* _Task directions_
Please output every line of the material as it stands, without the pictures.

* _Dataset extract_
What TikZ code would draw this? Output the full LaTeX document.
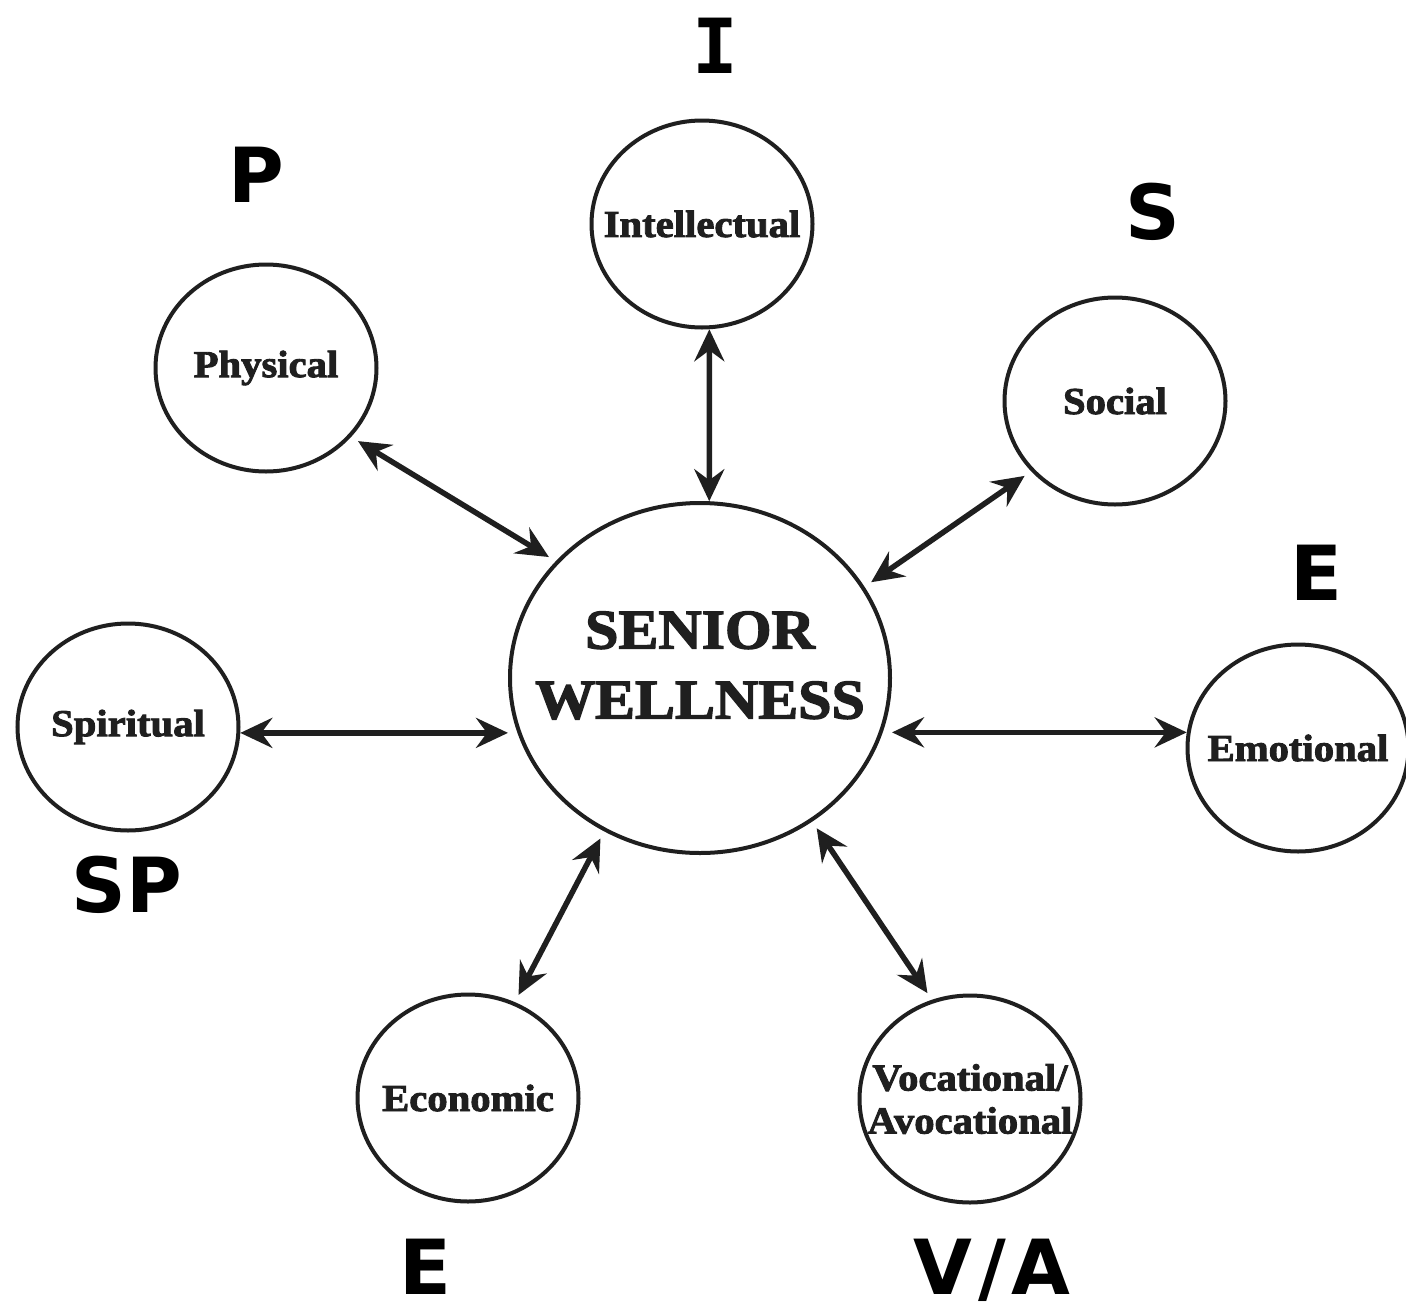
\documentclass[tikz,border=0pt]{standalone}
\usepackage{fontspec}
\setmainfont{Liberation Serif}[FakeStretch=1.07,BoldFeatures={FakeBold=2.4}]
\newfontfamily\tagfont{DejaVu Sans}
\newfontfamily\tagmono{DejaVu Sans Mono}
\usetikzlibrary{arrows.meta,shapes.geometric}
\tikzset{
  facet/.style={ellipse,draw=black!88,line width=4pt,minimum width=221pt,minimum height=207pt,inner sep=-45pt,align=center,text=black!88,font=\bfseries\fontsize{38}{43}\selectfont},
  hub/.style={facet,minimum width=380pt,minimum height=350pt,font=\bfseries\fontsize{56}{70}\selectfont},
  tag/.style={anchor=base,inner sep=0pt,font=\tagfont\bfseries\fontsize{76}{76}\selectfont},
  link/.style={{Stealth[length=32pt,width=30pt,inset=11pt]}-{Stealth[length=32pt,width=30pt,inset=11pt]},line width=5.5pt,draw=black!88},
  gap/.style={shorten <=8pt,shorten >=8pt}
}
\begin{document}
\begin{tikzpicture}[x=1pt,y=-1pt]
\useasboundingbox (0,0) rectangle (1406,1312);
\node[hub] (senior) at (700,678) {SENIOR\\WELLNESS\rule[-26pt]{0pt}{26pt}};
\node[facet] (intel) at (702,224) {Intellectual};
\node[facet] (phys) at (266,368) {Physical};
\node[facet] (soc) at (1115,401) {Social};
\node[facet] (spir) at (128,727) {Spiritual};
\node[facet] (emo) at (1298,748) {Emotional};
\node[facet] (econ) at (468,1098) {Economic};
\node[facet] (voc) at (970,1099) {Vocational/\\Avocational};
\node[tag,font=\tagmono\bfseries\fontsize{76}{76}\selectfont] (tI) at (715,73) {I};
\node[tag] (tP) at (256,202) {P};
\node[tag] (tS) at (1153,239) {S};
\node[tag] (tE) at (1316,600) {E};
\node[tag] (tSP) at (127,912) {SP};
\node[tag] (tEc) at (425,1294) {E};
\node[tag] (tVA) at (992,1294) {V\kern6pt/\kern6pt A};
\draw[link] (intel.-86) -- (senior.87);
\draw[link,gap] (phys.-39) -- (senior.141);
\draw[link,gap] (soc.-140) -- (senior.29);
\draw[link] (spir.-3) -- (spir.-3 -| senior.west);
\draw[link] (emo.172) -- (emo.172 -| senior.east);
\draw[link,gap] (econ.64) -- (senior.238);
\draw[link,gap] (voc.111) -- (senior.-52);
\end{tikzpicture}
\end{document}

* _Response to the exercise_
What TikZ code would draw this? Output the full LaTeX document.
\documentclass[tikz,border=0pt]{standalone}
\usepackage{fontspec}
\setmainfont{Liberation Serif}[FakeStretch=1.07,BoldFeatures={FakeBold=2.4}]
\newfontfamily\tagfont{DejaVu Sans}
\newfontfamily\tagmono{DejaVu Sans Mono}
\usetikzlibrary{arrows.meta,shapes.geometric}
\tikzset{
  facet/.style={ellipse,draw=black!88,line width=4pt,minimum width=221pt,minimum height=207pt,inner sep=-45pt,align=center,text=black!88,font=\bfseries\fontsize{38}{43}\selectfont},
  hub/.style={facet,minimum width=380pt,minimum height=350pt,font=\bfseries\fontsize{56}{70}\selectfont},
  tag/.style={anchor=base,inner sep=0pt,font=\tagfont\bfseries\fontsize{76}{76}\selectfont},
  link/.style={{Stealth[length=32pt,width=30pt,inset=11pt]}-{Stealth[length=32pt,width=30pt,inset=11pt]},line width=5.5pt,draw=black!88},
  gap/.style={shorten <=8pt,shorten >=8pt}
}
\begin{document}
\begin{tikzpicture}[x=1pt,y=-1pt]
\useasboundingbox (0,0) rectangle (1406,1312);
\node[hub] (senior) at (700,678) {SENIOR\\WELLNESS\rule[-26pt]{0pt}{26pt}};
\node[facet] (intel) at (702,224) {Intellectual};
\node[facet] (phys) at (266,368) {Physical};
\node[facet] (soc) at (1115,401) {Social};
\node[facet] (spir) at (128,727) {Spiritual};
\node[facet] (emo) at (1298,748) {Emotional};
\node[facet] (econ) at (468,1098) {Economic};
\node[facet] (voc) at (970,1099) {Vocational/\\Avocational};
\node[tag,font=\tagmono\bfseries\fontsize{76}{76}\selectfont] (tI) at (715,73) {I};
\node[tag] (tP) at (256,202) {P};
\node[tag] (tS) at (1153,239) {S};
\node[tag] (tE) at (1316,600) {E};
\node[tag] (tSP) at (127,912) {SP};
\node[tag] (tEc) at (425,1294) {E};
\node[tag] (tVA) at (992,1294) {V\kern6pt/\kern6pt A};
\draw[link] (intel.-86) -- (senior.87);
\draw[link,gap] (phys.-39) -- (senior.141);
\draw[link,gap] (soc.-140) -- (senior.29);
\draw[link] (spir.-3) -- (spir.-3 -| senior.west);
\draw[link] (emo.172) -- (emo.172 -| senior.east);
\draw[link,gap] (econ.64) -- (senior.238);
\draw[link,gap] (voc.111) -- (senior.-52);
\end{tikzpicture}
\end{document}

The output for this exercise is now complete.